Alister Thorpe has yet to experience air-to-air photography, but he’s no stranger to car-to-car jobs. He once spent 28 days in the Australian outback on a shoot for Land Rover, taking pictures of the company’s vehicles in motion while strapped to a moving platform on the back of a tow truck.
Key to his success is an intimate understanding of his subject, Thorpe says. “As a kid, I used to build my own Scalextric cars and race them. I developed an interest in automotive aesthetics. Some of my favorite design houses were Italian, like Carrozzeria Touring.”
Thorpe says there are many similarities between shooting the interior of airplanes and automobiles. “The study of ergonomics and the design of someone’s personal space, where they’re going to be seated for quite a while, comes into play,” he explains. In fact, it was his automotive photography experience that led UK-based design firm forpeople to contact him about a big project with British Airways.
The main difference with aviation photography is that it tends to be far more static, Thorpe says. Half the battle with commercial airlines is finding a time slot when an aircraft is available, and this means shoots often take place in a hangar when an airplane is undergoing maintenance, or on the apron, but that can be after dark.

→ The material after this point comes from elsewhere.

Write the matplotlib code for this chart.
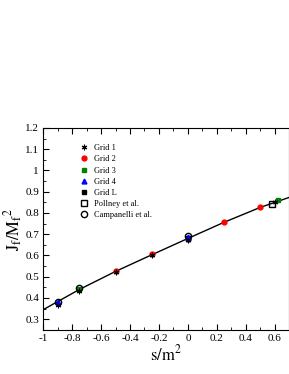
import numpy as np
import matplotlib
matplotlib.use('Agg')
import matplotlib.pyplot as plt
from matplotlib.ticker import MultipleLocator

plt.rcParams['font.family'] = ['Liberation Serif', 'DejaVu Serif']
plt.rcParams['mathtext.fontset'] = 'stix'
plt.rcParams['axes.unicode_minus'] = False

# -------------------------------
# Data
# -------------------------------
fit_s = [-1.0, -0.75, -0.5, -0.25, 0.0, 0.25, 0.5, 0.7]
fit_j = [0.345, 0.44, 0.525, 0.603, 0.68, 0.756, 0.826, 0.873]

grid1_s = [-0.9, -0.75, -0.5, -0.25, 0.0, 0.6]
grid1_j = [0.365, 0.432, 0.52, 0.6, 0.672, 0.852]

grid2_s = [-0.5, -0.25, 0.0, 0.25, 0.5]
grid2_j = [0.525, 0.605, 0.678, 0.757, 0.828]

grid3_s = [-0.75, 0.0, 0.62]
grid3_j = [0.44, 0.678, 0.862]

grid4_s = [-0.9, 0.0]
grid4_j = [0.38, 0.687]

gridL_s = [0.0]
gridL_j = [0.683]

pollney_s = [0.58]
pollney_j = [0.843]

campanelli_s = [-0.9, -0.75, 0.0]
campanelli_j = [0.38, 0.445, 0.69]

# -------------------------------
# Plot
# -------------------------------
fig = plt.figure(figsize=(2.89, 3.74), dpi=100)
ax = fig.add_axes([0.1495, 0.118, 0.851, 0.540])

ax.plot(fit_s, fit_j, color='black', lw=1.0, zorder=1)

ax.plot(grid1_s, grid1_j, ls='none', marker=(6, 2, 0), color='black', ms=4, mew=0.8, label='Grid 1', zorder=3)
ax.plot(grid2_s, grid2_j, ls='none', marker='o', color='red', ms=3.5, label='Grid 2', zorder=2)
ax.plot(grid3_s, grid3_j, ls='none', marker='s', color='green', ms=3.2, label='Grid 3', zorder=2)
ax.plot(grid4_s, grid4_j, ls='none', marker='^', color='blue', ms=3.5, label='Grid 4', zorder=3)
ax.plot(gridL_s, gridL_j, ls='none', marker='s', color='black', ms=3.2, label='Grid L', zorder=2)
ax.plot(pollney_s, pollney_j, ls='none', marker='s', mfc='none', mec='black', ms=4.5, mew=1.0,
        label='Pollney et al.', zorder=4)
ax.plot(campanelli_s, campanelli_j, ls='none', marker='o', mfc='none', mec='black', ms=4.5, mew=1.0,
        label='Campanelli et al.', zorder=4)

ax.set_xlim(-1, 0.7)
ax.set_ylim(0.25, 1.2)
ax.xaxis.set_major_locator(MultipleLocator(0.2))
ax.xaxis.set_minor_locator(MultipleLocator(0.1))
ax.yaxis.set_major_locator(MultipleLocator(0.1))
ax.yaxis.set_minor_locator(MultipleLocator(0.05))
ax.tick_params(which='both', direction='in', top=True, right=False, labelsize=8, pad=3)
ax.tick_params(which='major', length=4)
ax.tick_params(which='minor', length=2)

ax.xaxis.set_major_formatter(plt.FuncFormatter(lambda v, p: '%g' % round(v, 2)))
ax.yaxis.set_major_formatter(plt.FuncFormatter(lambda v, p: '%g' % round(v, 2)))

ax.set_xlabel(r'$\mathrm{s/m}^2$', fontsize=12, labelpad=1)
ax.set_ylabel(r'$\mathrm{J_f/M_f}^2$', fontsize=12, labelpad=0)

ax.legend(loc='upper left', bbox_to_anchor=(0.13, 0.94), frameon=False, fontsize=6,
          handlelength=1.0, handletextpad=0.7, labelspacing=0.38, borderpad=0)

fig.savefig('out.png', dpi=100)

So, what happens when airlines want a “daylight feel”? Rather than using computer generated imagery, Thorpe shines artificial lighting through the aircraft windows. “We position the lights on top of scissor lifts, but we have to cover all the windows in something called a diffuser, which softens the light and makes it look like you’re at 35,000 feet.”
On the whole, the setup time, also known as the“pre-light,” is limited to a few hours. So it is essential that the best angles and lighting positions, and potential problems, are identified quickly: There’s no time to make major changes during the actual shoot.
When Thorpe does finally make it on board, he’s impressed with modern aircraft interior design. “The most interesting thing I have learned about aircraft interiors is how different they all are – how each airline decides how to design their own interior cabin spaces to gain an edge over their competitors,” he says. “I notice the attention to detail in the design. And if you speak to a frequent flyer, they will notice these things, too, and that is why airlines recognize the importance of good interior design.”